[Arm-netbook] EOMA68 Computing Devices Update: New Factory Equipment, New Grant Proposal
Paul Boddie
paul at boddie.org.uk
Sun Feb 3 17:59:01 GMT 2019
Hello,
Good to see another update:
https://www.crowdsupply.com/eoma68/micro-desktop/updates/new-factory-equipment-new-grant-proposal
I hope Mike is bearing up in the face of his recent difficulties. With regard
to your funding proposal [1], I see that you wish to revive the other computer
cards, and this brought to mind a couple of things I saw recently.
One of them was the StereoPi crowdfunding campaign:
https://www.crowdsupply.com/virt2real/stereopi
The relevant aspect of this is the use of the Raspberry Pi Compute Module as
the core of the solution. Previously, the Compute Module was rather
"unobtainium", shall we say, but given that Adafruit and the like seem to
actually have the latest models in stock, I guess that they are being made and
sold to real people.
Although things like the StereoPi have developers as their audience, and so it
doesn't really bother people that bare boards and edge connectors are the
basis of modularity, it would be nice to be able to pitch EOMA68 (and related
profile) products for these kinds of things. But these kinds of campaigns do
help to demonstrate the case for EOMA68 and modular computing.

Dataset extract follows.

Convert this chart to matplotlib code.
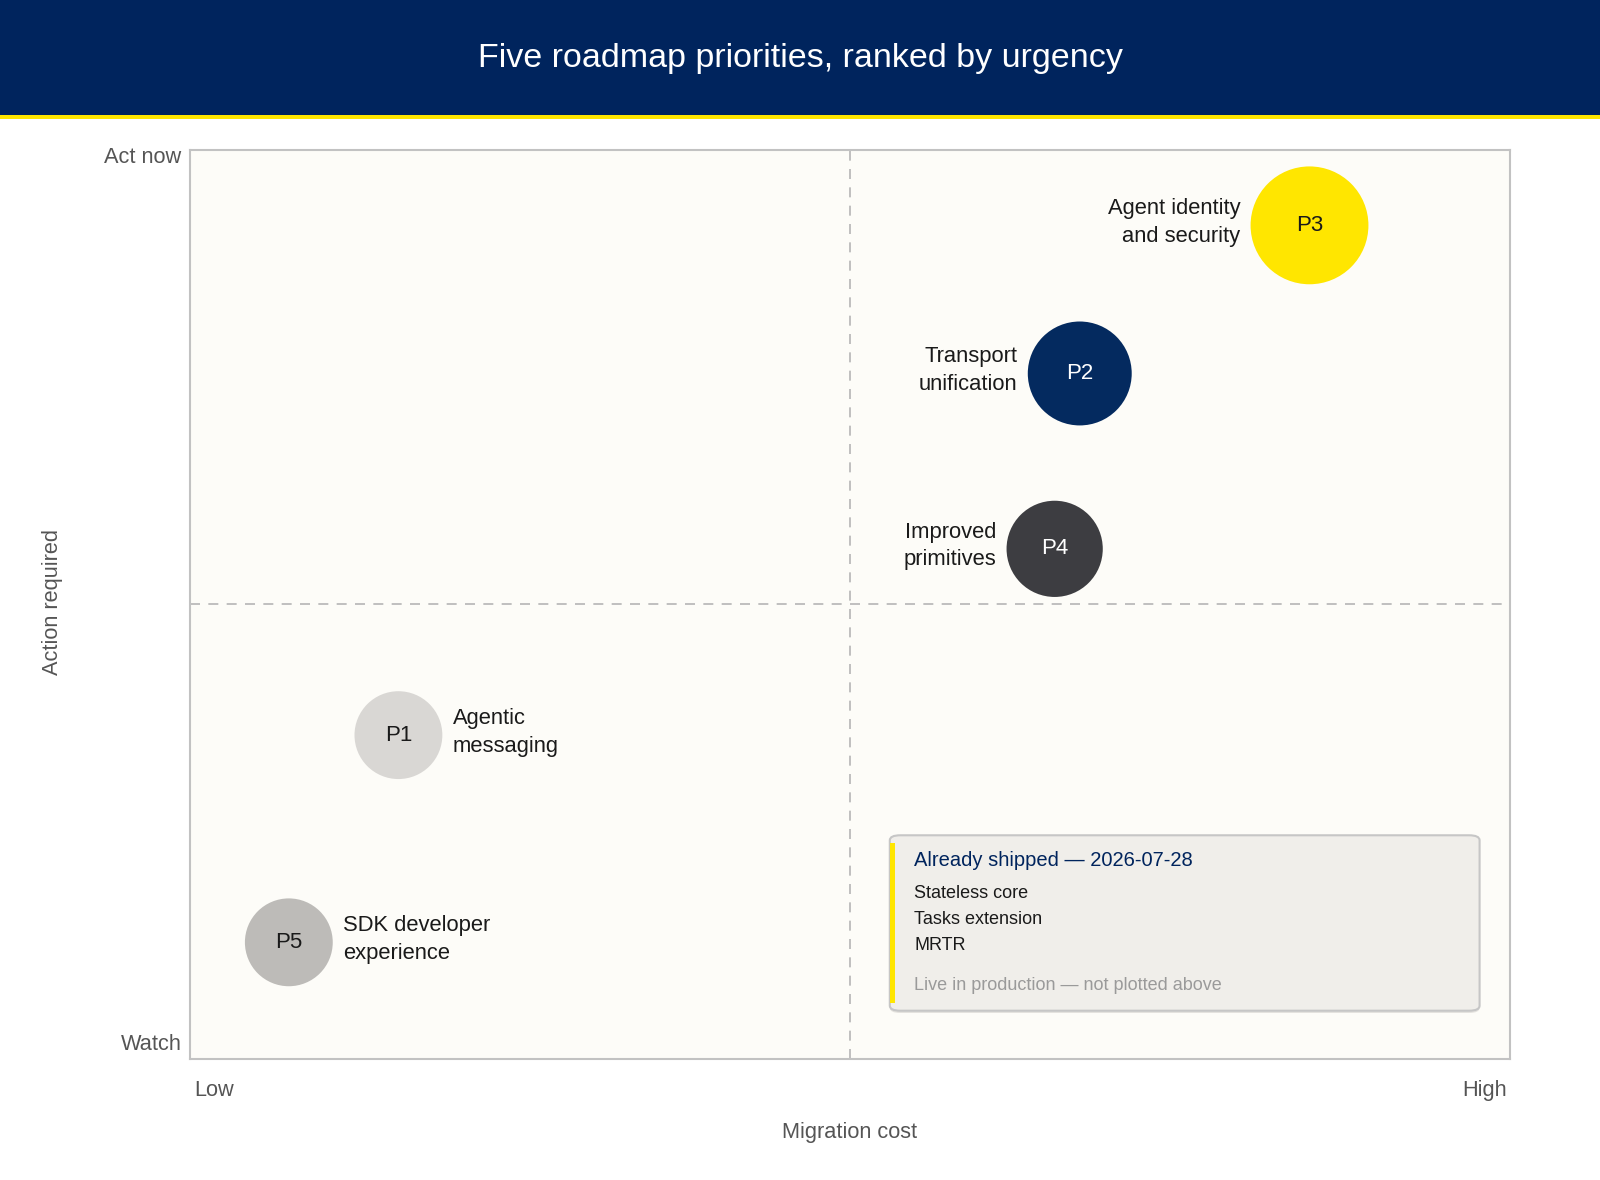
import matplotlib
matplotlib.use("Agg")
import matplotlib.pyplot as plt
from matplotlib.patches import FancyBboxPatch, Rectangle

plt.rcParams['font.family'] = ['Liberation Sans', 'DejaVu Sans']

# ---- data ----
title = "Five roadmap priorities, ranked by urgency"
codes = ["P1", "P2", "P3", "P4", "P5"]
names = ["Agentic\nmessaging", "Transport\nunification", "Agent identity\nand security",
         "Improved\nprimitives", "SDK developer\nexperience"]
migration_cost = [15.8, 67.4, 84.8, 65.5, 7.5]
action_required = [35.6, 75.4, 91.7, 56.1, 12.8]
weight = [4.0, 5.6, 7.2, 4.8, 4.0]
label_side = ["right", "left", "left", "left", "right"]
shipped_date = "2026-07-28"
shipped_items = ["Stateless core", "Tasks extension", "MRTR"]
shipped_note = "Live in production — not plotted above"
x_ticks = ["Low", "High"]
y_ticks = ["Watch", "Act now"]

# ---- styles ----
NAVY = "#00245d"
YELLOW = "#ffe600"
fills = {"P1": "#d9d7d4", "P2": "#042a5f", "P3": "#ffe600", "P4": "#3d3d41", "P5": "#bdbbb8"}
txtcol = {"P1": "#1a1a1a", "P2": "white", "P3": "#1a1a1a", "P4": "white", "P5": "#1a1a1a"}

W, H = 1568.0, 1157.0
fig = plt.figure(figsize=(16, 11.8), dpi=100)
fig.patch.set_facecolor("white")

# header band
fig.patches.append(Rectangle((0, 1 - 113 / H), 1, 113 / H, transform=fig.transFigure,
                             facecolor=NAVY, edgecolor="none", zorder=0))
fig.patches.append(Rectangle((0, 1 - 117 / H), 1, 4 / H, transform=fig.transFigure,
                             facecolor=YELLOW, edgecolor="none", zorder=0))
fig.text(0.5, 1 - 57 / H, title, color="white", fontsize=24.5, ha="center", va="center")

left, right, top, bottom = 186 / W, 1480 / W, 1 - 147 / H, 1 - 1038 / H
ax = fig.add_axes([left, bottom, right - left, top - bottom])
ax.set_facecolor("#fdfcf8")
ax.set_xlim(0, 100)
ax.set_ylim(0, 100)
ax.set_xticks([])
ax.set_yticks([])
for sp in ax.spines.values():
    sp.set_color("#c2c2c2")
    sp.set_linewidth(1.5)

ax.axvline(50, color="#b5b5b5", lw=1.2, ls=(0, (6, 5)), zorder=1)
ax.axhline(50, color="#b5b5b5", lw=1.2, ls=(0, (6, 5)), zorder=1)

# bubbles
sizes = [w * 1000 for w in weight]
ax.scatter(migration_cost, action_required, s=sizes,
           c=[fills[c] for c in codes], edgecolors="none", zorder=3)
for code, name, xv, yv, s, side in zip(codes, names, migration_cost, action_required, sizes, label_side):
    ax.text(xv, yv, code, ha="center", va="center", fontsize=16, color=txtcol[code], zorder=4)
    r_pt = (s ** 0.5) / 2
    dx = r_pt + 7.5
    ax.annotate(name, (xv, yv), xytext=(dx if side == "right" else -dx, 2),
                textcoords="offset points", ha="left" if side == "right" else "right",
                va="center", fontsize=15.8, color="#1a1a1a", linespacing=1.42, zorder=4)

# shipped box
bx0, bx1 = (872 - 186) / 1294 * 100, (1450 - 186) / 1294 * 100
by0, by1 = (1038 - 991) / 891 * 100, (1038 - 819) / 891 * 100
shadow = FancyBboxPatch((bx0, by0 - 0.25), bx1 - bx0, by1 - by0,
                        boxstyle="round,pad=0,rounding_size=0.8",
                        facecolor="#e4e2de", edgecolor="none", zorder=4.9,
                        mutation_aspect=891 / 1294)
ax.add_patch(shadow)
box = FancyBboxPatch((bx0, by0), bx1 - bx0, by1 - by0,
                     boxstyle="round,pad=0,rounding_size=0.8",
                     facecolor="#f0eeea", edgecolor="#c6c6c6", lw=1.5, zorder=5,
                     mutation_aspect=891 / 1294)
ax.add_patch(box)
yb0, yb1 = (1038 - 983) / 891 * 100, (1038 - 827) / 891 * 100
ax.add_patch(Rectangle((bx0, yb0), 0.38, yb1 - yb0, facecolor=YELLOW, edgecolor="none", zorder=6))

tx = (896 - 186) / 1294 * 100
def yd(py):
    return (1038 - py) / 891 * 100
ax.text(tx, yd(844), f"Already shipped — {shipped_date}", color=NAVY, fontsize=14.5,
        ha="left", va="center", zorder=7)
for i, item in enumerate(shipped_items):
    ax.text(tx, yd(876 + i * 25.5), item, color="#1a1a1a", fontsize=13,
            ha="left", va="center", zorder=7)
ax.text(tx, yd(966.5), shipped_note, color="#9a9a9a", fontsize=13,
        ha="left", va="center", zorder=7)

# axis text
gray = "#555555"
fs = 15.7
fig.text(178 / W, 1 - 154 / H, y_ticks[1], ha="right", va="center", fontsize=fs, color=gray)
fig.text(178 / W, 1 - 1024 / H, y_ticks[0], ha="right", va="center", fontsize=fs, color=gray)
fig.text(190 / W, 1 - 1069 / H, x_ticks[0], ha="left", va="center", fontsize=fs, color=gray)
fig.text(1477 / W, 1 - 1069 / H, x_ticks[1], ha="right", va="center", fontsize=fs, color=gray)
fig.text(833 / W, 1 - 1110 / H, "Migration cost", ha="center", va="center", fontsize=fs, color=gray)
fig.text(51 / W, 1 - 590 / H, "Action required", ha="center", va="center", fontsize=fs,
         color=gray, rotation=90)

fig.savefig("out.png", dpi=100, facecolor="white")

Another thing that I noticed was in perusing the Dingoonity forums, where
there is a fairly active forum about Ingenic-based handheld devices:
https://boards.dingoonity.org/ingenic-jz4760-devices/
As the URL indicates, a lot of them seem to be based on the JZ4760, but there
was a curious remark about the JZ4770 used in the GCW Zero:
"There's no GCW Zero clone. H350 is its presumed internal name. The factory
illegally sold prototypes from the initial test runs. Apparently the factory
is hogging the last JZ4770 SoCs in existence. So don't expect a third party to
jump in and start manufacturing a compatible device."

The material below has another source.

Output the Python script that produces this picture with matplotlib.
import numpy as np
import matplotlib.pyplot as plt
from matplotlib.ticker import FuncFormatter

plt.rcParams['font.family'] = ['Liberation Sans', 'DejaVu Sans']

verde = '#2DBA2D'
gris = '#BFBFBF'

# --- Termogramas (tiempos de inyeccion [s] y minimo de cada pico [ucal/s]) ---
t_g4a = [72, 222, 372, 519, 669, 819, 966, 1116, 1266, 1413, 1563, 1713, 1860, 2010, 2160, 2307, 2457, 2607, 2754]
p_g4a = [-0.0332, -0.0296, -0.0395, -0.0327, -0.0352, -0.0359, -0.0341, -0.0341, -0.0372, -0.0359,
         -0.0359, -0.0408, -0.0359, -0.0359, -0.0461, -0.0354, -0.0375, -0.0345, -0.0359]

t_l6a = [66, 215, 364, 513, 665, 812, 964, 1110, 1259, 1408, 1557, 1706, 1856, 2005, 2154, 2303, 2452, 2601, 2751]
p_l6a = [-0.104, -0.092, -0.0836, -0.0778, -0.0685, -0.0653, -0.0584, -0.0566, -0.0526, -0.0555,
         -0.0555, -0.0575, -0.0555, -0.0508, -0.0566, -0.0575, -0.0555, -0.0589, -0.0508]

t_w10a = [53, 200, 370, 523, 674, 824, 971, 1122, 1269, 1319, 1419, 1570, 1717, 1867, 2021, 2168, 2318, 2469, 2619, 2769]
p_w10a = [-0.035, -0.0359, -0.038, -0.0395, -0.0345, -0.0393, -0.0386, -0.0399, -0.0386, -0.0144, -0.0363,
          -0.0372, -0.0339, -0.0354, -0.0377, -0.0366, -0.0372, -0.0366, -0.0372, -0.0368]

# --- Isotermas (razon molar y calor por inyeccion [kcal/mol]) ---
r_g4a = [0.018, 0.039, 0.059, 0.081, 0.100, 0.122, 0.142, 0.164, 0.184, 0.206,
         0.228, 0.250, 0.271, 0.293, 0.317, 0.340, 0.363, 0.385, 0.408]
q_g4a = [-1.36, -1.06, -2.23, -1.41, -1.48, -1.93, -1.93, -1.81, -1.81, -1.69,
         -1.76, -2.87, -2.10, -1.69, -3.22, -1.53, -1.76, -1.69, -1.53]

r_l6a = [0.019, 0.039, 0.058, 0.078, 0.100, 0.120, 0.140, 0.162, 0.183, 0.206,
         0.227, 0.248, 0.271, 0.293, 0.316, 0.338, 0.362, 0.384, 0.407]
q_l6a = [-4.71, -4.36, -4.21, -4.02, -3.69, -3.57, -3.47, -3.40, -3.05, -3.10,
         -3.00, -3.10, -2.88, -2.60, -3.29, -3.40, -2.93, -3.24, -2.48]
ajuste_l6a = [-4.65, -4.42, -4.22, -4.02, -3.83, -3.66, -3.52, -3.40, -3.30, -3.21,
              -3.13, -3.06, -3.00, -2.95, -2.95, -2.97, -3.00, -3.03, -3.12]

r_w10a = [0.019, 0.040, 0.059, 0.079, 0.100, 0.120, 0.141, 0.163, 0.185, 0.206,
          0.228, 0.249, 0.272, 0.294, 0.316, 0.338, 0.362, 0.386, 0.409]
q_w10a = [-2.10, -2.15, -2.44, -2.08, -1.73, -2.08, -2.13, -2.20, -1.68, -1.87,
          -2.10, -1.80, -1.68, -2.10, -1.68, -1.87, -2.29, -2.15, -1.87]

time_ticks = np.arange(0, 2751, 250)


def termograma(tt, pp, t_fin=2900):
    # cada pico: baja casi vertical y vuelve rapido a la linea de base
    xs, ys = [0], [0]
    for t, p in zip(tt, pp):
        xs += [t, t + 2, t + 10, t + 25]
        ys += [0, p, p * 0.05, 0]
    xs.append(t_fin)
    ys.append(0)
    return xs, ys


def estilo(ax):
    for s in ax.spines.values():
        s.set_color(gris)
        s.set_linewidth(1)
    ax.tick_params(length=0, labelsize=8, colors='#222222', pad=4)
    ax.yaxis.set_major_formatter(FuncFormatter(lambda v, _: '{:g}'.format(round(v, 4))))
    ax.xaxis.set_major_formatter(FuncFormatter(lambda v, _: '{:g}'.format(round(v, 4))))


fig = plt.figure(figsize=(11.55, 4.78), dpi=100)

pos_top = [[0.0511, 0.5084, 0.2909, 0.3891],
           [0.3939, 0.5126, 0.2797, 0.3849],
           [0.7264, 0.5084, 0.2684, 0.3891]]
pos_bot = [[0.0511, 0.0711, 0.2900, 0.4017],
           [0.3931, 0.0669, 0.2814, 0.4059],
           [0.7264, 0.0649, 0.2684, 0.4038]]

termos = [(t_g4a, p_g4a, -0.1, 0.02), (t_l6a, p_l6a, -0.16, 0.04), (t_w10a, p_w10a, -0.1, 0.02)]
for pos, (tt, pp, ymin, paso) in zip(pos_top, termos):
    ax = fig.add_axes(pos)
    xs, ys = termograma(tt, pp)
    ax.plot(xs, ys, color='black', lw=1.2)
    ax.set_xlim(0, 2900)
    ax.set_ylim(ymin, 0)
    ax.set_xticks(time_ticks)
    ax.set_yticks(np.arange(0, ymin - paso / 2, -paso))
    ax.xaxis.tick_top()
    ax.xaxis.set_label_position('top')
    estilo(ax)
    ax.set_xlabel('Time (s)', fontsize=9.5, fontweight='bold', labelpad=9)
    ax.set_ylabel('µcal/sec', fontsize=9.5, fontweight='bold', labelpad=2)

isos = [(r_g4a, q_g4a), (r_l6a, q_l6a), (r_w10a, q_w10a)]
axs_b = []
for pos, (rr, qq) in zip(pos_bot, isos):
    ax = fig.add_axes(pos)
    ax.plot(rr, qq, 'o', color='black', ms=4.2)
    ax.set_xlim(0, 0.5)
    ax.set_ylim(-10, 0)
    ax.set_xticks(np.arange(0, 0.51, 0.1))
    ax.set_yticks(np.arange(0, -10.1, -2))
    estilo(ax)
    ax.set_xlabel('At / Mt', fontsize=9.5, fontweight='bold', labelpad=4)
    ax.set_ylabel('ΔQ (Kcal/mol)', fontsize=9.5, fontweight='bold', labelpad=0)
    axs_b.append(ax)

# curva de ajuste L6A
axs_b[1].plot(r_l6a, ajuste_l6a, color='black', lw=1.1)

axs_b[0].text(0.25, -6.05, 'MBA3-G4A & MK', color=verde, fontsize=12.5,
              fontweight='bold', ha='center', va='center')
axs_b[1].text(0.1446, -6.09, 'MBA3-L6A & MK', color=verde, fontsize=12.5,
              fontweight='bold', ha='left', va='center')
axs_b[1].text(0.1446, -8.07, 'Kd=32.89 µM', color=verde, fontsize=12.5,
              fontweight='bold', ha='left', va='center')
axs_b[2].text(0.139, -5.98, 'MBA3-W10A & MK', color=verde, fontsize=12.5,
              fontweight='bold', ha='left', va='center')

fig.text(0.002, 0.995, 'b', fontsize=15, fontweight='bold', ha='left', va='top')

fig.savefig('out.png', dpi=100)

https://boards.dingoonity.org/ingenic-jz4760-devices/gcw-zero-14324/msg184122/#msg184122
Of course, the JZ4770 is the Vivante-based product variant, alongside the
JZ4780 (PowerVR-based) and JZ4775 (no GPU). The latter two are still featured
on Ingenic's Web site and are presumably active products. Hopefully, there are
no availability issues, although one may wonder whether the JZ4760 might be a
fallback if there is a glut of those (as evidenced by the continual stream of
handhelds) and a shortage of the others.
Again, EOMA68 would be a good way of enabling products for this market. People
seem to end up chasing discontinued products and settling for random imports,
often being disappointed with some aspect of them or other, plus the software
is not exactly responsibly produced, either.